### ENTRIES SUPPLIED
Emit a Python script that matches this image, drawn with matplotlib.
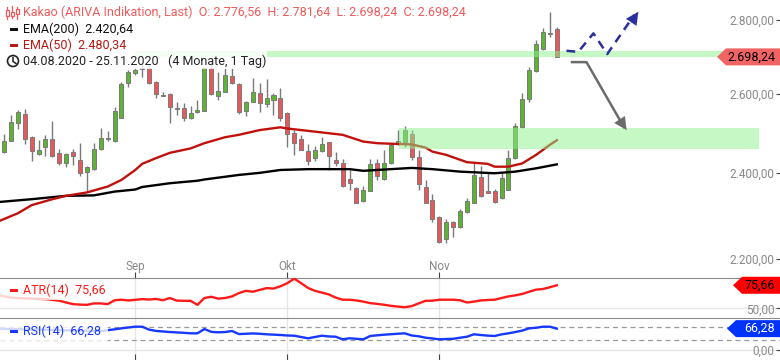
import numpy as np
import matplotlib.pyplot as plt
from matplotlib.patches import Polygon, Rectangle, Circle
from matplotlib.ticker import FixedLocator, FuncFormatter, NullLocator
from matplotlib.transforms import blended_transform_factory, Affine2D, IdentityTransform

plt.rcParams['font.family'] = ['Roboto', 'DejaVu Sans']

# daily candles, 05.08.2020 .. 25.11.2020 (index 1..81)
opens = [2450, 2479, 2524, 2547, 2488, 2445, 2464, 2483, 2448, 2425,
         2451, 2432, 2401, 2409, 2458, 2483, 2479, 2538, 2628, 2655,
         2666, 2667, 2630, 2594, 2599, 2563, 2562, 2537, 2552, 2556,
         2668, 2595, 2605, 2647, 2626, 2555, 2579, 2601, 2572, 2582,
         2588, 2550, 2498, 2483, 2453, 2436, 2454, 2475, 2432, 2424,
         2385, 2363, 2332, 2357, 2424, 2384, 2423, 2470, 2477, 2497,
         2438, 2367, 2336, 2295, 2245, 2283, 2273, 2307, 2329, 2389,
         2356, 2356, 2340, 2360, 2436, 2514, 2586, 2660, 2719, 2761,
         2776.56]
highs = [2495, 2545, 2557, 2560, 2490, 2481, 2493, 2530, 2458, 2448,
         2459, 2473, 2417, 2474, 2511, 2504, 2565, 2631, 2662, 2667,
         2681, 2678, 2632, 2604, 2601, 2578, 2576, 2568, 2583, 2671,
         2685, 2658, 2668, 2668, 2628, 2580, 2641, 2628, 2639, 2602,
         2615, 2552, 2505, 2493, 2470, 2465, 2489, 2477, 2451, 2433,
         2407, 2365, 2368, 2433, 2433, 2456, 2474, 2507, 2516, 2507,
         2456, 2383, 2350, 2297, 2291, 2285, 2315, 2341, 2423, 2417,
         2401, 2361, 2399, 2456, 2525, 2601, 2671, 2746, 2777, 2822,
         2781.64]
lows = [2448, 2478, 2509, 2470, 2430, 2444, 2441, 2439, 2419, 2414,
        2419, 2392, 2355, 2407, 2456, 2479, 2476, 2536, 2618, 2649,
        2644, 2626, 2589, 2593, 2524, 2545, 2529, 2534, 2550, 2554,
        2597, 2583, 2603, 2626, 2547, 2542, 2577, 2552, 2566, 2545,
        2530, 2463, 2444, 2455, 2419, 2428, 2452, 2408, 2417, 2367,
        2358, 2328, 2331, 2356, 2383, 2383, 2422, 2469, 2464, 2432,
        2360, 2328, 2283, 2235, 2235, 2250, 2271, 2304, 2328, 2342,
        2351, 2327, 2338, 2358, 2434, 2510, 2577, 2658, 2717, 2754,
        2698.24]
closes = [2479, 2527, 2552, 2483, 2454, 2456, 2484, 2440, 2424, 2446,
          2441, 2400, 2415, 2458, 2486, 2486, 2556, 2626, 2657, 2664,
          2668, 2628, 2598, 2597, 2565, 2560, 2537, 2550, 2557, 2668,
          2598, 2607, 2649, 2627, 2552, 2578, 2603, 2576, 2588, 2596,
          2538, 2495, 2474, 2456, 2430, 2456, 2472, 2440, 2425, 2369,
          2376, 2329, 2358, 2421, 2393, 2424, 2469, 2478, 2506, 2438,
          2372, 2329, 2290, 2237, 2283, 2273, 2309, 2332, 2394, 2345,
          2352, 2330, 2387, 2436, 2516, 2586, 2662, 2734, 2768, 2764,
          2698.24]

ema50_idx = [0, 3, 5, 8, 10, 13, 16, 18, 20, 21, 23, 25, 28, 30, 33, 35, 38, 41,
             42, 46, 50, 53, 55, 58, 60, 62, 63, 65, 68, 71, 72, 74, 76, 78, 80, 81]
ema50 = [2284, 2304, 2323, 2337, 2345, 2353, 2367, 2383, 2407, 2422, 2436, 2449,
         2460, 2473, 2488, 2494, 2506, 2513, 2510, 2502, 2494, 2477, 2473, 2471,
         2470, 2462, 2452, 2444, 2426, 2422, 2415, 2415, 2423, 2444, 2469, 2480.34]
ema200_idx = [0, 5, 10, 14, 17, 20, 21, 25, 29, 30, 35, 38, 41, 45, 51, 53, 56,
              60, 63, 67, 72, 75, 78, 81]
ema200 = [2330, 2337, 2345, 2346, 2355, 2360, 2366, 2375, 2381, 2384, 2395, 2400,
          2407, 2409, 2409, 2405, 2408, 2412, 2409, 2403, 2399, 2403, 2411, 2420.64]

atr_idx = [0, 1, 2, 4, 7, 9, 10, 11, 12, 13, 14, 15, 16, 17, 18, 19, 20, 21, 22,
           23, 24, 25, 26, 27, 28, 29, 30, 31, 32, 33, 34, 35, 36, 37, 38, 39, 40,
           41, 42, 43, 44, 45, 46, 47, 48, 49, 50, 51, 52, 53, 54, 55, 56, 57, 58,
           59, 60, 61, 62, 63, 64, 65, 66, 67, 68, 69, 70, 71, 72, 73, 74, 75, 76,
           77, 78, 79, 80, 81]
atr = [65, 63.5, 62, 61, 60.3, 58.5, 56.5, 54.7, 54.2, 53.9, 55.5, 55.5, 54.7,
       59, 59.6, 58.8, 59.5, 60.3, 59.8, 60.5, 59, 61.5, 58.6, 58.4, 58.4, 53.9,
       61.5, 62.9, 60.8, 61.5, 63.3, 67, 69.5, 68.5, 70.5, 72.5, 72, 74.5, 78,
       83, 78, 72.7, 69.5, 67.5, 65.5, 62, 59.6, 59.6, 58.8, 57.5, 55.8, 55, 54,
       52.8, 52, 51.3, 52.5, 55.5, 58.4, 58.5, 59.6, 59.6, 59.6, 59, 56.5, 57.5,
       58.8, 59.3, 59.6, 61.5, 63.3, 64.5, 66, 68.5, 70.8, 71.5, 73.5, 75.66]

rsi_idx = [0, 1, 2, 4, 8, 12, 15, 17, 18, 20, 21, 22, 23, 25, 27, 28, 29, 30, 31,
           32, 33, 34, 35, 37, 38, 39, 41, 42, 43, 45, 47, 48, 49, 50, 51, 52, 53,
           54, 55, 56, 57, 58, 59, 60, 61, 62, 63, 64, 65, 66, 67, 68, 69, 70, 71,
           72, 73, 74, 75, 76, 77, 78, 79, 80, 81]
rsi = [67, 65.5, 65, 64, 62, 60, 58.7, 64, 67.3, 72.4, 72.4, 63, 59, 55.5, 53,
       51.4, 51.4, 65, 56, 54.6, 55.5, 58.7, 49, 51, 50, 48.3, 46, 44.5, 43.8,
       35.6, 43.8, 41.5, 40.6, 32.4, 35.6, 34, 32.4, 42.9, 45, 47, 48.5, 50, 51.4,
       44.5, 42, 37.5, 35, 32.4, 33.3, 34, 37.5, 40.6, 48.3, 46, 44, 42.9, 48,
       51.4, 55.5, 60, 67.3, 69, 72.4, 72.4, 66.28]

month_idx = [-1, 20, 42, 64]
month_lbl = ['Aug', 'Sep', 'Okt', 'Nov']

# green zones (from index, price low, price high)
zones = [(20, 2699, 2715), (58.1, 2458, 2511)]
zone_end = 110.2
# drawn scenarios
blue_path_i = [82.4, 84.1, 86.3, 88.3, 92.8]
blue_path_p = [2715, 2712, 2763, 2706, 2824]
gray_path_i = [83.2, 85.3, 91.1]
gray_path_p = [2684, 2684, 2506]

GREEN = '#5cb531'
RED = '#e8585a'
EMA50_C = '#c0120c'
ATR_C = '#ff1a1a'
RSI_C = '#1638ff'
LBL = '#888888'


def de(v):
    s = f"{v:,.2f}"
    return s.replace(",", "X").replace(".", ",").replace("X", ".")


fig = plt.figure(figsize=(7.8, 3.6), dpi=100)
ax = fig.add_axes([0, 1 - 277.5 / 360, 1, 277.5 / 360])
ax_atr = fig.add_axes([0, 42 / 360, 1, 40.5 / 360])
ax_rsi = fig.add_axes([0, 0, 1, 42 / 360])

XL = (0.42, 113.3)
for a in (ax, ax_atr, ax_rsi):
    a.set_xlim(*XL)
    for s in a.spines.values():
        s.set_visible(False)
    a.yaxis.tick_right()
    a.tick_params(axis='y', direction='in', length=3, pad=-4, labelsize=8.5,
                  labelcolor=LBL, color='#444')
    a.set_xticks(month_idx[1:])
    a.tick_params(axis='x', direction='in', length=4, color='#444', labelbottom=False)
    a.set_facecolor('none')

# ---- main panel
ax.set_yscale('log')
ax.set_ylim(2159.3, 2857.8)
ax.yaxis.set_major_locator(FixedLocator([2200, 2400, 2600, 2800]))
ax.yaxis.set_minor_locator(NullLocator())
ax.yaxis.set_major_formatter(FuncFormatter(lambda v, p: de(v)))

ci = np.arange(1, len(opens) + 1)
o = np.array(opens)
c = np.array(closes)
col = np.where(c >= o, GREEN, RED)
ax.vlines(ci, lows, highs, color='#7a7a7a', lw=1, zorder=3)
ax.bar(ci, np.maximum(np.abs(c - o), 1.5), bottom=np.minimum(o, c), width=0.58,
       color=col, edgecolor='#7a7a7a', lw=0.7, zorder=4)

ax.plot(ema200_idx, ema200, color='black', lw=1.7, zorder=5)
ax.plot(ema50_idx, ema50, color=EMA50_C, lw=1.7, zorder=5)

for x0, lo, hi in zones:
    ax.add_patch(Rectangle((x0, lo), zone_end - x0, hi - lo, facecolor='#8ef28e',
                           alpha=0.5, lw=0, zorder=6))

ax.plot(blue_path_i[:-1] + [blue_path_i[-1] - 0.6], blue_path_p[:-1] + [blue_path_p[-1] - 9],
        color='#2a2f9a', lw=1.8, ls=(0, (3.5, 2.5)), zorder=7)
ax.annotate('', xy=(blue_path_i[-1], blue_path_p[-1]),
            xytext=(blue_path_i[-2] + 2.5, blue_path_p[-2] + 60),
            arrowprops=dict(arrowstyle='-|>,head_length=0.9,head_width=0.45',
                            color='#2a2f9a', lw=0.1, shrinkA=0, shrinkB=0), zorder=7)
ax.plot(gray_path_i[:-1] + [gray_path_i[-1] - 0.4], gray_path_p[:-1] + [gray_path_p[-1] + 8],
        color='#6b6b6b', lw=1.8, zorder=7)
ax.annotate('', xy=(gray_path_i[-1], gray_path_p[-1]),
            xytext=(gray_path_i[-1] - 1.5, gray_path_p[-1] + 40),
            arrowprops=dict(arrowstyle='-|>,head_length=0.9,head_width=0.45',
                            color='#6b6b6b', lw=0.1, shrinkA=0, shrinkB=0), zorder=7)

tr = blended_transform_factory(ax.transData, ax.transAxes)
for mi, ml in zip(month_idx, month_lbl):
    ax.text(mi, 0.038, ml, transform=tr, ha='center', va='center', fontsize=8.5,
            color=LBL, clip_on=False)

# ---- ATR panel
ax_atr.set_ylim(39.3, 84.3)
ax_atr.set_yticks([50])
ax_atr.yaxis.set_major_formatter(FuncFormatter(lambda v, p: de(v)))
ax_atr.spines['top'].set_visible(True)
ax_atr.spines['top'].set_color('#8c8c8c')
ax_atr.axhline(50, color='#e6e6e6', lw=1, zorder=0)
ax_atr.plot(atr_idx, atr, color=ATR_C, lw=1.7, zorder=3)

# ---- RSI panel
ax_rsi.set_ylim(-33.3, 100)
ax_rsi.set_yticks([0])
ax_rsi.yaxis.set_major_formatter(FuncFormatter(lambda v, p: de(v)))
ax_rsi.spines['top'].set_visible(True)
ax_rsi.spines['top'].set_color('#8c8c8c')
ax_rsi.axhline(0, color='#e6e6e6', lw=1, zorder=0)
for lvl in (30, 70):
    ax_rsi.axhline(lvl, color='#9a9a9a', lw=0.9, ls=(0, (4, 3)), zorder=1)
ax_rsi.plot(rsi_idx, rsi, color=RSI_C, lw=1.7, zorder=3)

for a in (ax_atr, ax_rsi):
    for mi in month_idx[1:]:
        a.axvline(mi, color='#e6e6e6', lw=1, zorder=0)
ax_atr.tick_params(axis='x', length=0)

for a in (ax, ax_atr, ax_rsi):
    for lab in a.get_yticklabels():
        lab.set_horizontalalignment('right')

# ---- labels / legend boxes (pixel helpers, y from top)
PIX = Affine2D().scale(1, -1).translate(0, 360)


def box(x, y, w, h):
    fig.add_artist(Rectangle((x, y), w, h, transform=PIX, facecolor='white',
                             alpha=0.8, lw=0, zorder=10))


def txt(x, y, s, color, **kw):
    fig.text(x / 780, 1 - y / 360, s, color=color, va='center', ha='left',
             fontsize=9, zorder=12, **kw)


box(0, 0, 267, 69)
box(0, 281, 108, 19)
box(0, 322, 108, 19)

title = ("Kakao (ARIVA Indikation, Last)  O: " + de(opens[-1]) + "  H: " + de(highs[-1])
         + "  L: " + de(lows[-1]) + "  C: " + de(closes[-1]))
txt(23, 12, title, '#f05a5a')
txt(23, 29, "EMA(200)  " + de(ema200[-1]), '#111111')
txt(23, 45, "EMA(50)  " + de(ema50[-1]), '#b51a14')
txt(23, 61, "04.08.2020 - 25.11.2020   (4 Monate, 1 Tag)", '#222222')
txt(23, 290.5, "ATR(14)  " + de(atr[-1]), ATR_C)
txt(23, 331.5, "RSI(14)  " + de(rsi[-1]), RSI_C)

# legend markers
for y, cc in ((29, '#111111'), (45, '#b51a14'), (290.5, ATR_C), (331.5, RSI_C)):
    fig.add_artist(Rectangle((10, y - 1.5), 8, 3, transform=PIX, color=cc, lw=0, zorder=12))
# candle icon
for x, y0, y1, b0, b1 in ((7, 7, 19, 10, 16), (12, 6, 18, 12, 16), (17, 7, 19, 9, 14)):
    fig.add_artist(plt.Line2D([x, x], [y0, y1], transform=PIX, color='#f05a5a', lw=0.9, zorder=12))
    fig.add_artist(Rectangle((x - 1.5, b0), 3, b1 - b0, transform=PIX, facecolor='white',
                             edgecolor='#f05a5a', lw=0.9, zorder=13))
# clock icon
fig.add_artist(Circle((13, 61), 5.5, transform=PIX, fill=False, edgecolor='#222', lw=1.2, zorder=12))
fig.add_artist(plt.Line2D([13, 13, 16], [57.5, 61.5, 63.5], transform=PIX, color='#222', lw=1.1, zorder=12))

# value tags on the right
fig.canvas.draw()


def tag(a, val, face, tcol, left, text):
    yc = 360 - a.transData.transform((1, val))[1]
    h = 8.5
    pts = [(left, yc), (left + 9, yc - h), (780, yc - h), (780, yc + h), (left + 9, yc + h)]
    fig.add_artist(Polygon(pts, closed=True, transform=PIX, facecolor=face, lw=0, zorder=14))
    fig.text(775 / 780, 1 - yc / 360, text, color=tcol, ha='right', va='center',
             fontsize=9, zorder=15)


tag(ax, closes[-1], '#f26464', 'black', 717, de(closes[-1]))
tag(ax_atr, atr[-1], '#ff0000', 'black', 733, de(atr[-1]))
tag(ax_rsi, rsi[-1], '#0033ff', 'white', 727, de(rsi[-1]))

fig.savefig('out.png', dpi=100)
######
### ENTRIES SUPPLIED
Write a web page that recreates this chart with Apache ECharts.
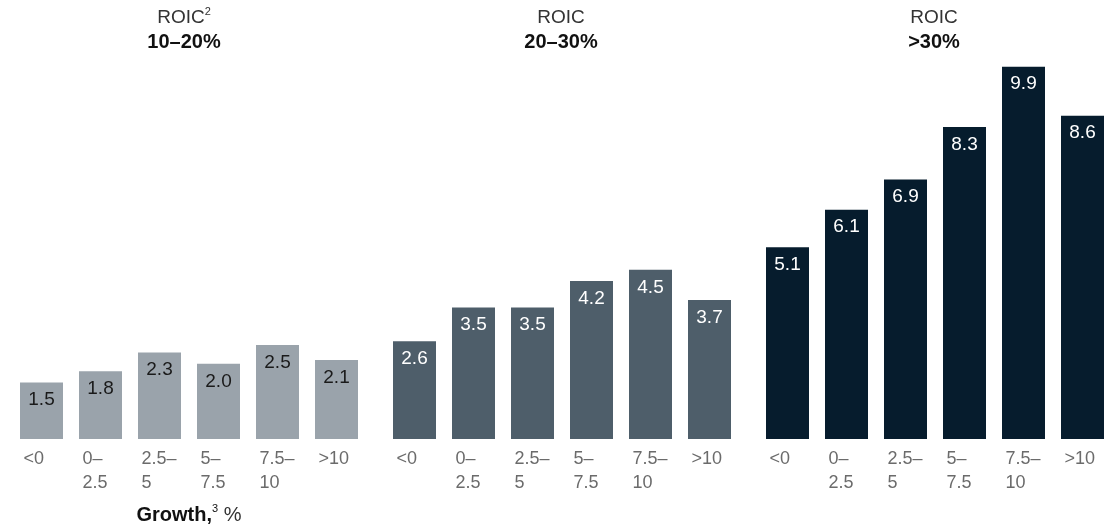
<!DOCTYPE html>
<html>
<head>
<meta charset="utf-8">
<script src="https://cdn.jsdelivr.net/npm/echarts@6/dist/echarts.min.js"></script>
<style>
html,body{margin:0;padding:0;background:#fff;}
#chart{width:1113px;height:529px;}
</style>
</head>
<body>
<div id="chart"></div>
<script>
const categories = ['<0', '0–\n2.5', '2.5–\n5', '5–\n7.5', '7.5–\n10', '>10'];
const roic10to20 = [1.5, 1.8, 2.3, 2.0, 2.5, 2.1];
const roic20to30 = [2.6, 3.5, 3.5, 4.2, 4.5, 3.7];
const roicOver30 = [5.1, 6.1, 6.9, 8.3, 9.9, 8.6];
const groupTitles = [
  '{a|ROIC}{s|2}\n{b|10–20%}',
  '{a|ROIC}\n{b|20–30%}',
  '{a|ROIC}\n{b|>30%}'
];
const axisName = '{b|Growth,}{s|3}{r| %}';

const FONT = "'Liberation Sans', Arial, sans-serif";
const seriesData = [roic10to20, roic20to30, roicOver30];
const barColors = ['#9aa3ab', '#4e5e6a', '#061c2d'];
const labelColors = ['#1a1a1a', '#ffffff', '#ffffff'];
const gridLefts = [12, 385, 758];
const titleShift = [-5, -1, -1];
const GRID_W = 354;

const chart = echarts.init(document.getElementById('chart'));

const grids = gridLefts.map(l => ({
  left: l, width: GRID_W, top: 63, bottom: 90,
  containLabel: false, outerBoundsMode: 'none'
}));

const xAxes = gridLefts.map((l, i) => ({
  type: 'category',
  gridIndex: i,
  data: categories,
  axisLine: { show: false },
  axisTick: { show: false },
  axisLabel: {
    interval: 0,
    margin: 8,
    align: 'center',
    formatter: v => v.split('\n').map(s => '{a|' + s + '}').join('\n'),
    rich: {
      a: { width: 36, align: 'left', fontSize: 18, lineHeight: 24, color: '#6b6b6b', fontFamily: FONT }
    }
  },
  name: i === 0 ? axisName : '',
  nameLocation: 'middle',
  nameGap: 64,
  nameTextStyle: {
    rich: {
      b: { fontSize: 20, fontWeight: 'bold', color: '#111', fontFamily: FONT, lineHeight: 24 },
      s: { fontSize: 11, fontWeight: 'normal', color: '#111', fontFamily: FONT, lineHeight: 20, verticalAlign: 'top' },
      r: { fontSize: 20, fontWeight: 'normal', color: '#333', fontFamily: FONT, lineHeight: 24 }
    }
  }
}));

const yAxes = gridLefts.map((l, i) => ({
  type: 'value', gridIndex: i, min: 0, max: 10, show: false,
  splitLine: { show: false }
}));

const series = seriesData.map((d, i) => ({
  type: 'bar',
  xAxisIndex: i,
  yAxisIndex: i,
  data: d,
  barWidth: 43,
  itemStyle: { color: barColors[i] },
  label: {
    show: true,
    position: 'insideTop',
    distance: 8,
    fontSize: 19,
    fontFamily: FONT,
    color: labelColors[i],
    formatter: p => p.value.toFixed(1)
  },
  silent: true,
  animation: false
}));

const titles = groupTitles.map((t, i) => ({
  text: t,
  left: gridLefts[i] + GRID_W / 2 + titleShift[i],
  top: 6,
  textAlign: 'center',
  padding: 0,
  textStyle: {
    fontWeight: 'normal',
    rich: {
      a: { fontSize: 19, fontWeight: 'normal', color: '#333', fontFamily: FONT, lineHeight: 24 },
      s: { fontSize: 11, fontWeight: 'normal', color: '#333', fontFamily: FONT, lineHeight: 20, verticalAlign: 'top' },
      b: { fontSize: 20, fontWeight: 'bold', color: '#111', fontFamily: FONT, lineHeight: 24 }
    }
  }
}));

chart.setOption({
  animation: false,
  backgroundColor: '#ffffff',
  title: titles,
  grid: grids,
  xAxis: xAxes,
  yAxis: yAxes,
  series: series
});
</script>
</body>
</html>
######
### ENTRIES SUPPLIED
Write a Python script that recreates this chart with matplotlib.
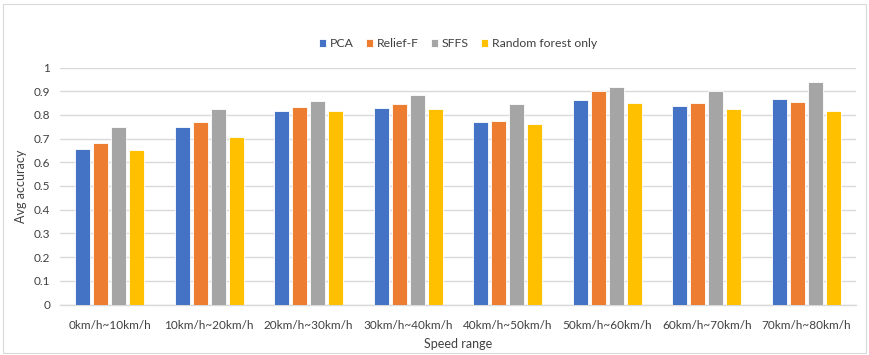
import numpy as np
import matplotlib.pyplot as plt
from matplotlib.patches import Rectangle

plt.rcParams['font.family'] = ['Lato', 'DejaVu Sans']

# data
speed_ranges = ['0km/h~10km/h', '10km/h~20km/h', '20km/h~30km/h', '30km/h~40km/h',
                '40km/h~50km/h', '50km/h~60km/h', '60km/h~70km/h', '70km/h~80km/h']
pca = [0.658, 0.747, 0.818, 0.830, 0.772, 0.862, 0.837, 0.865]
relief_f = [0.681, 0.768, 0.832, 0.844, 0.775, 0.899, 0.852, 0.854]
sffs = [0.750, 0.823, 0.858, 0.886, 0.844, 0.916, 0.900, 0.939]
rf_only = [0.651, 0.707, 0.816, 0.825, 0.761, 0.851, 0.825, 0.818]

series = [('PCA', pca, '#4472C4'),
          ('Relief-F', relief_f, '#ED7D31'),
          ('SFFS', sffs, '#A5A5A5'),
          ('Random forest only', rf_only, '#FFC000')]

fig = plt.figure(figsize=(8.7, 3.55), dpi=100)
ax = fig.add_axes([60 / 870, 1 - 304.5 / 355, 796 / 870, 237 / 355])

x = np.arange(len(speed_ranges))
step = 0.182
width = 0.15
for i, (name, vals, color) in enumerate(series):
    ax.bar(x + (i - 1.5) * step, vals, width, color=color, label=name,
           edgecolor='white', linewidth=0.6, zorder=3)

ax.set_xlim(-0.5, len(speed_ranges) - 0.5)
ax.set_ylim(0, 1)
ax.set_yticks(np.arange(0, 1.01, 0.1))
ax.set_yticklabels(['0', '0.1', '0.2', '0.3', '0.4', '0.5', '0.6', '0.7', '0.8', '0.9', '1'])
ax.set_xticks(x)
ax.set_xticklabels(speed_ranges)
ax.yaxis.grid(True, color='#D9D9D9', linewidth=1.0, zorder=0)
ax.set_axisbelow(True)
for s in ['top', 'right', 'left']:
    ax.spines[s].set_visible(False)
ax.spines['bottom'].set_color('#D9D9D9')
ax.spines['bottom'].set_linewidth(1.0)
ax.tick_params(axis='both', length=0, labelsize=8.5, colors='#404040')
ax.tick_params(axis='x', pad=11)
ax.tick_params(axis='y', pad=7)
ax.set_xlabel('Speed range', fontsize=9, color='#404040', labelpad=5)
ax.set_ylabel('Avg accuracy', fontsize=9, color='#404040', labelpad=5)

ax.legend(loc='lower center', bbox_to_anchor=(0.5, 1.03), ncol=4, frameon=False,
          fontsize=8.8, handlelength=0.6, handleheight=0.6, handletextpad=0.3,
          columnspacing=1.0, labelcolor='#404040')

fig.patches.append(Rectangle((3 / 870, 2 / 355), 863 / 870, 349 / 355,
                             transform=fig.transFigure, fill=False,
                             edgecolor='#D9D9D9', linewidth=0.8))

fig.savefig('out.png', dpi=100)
######
## [EXERCISE DESCRIPTION]
Give only the count of lines in which the string "matplotlib" appears.

## [EXERCISE ANSWER]
8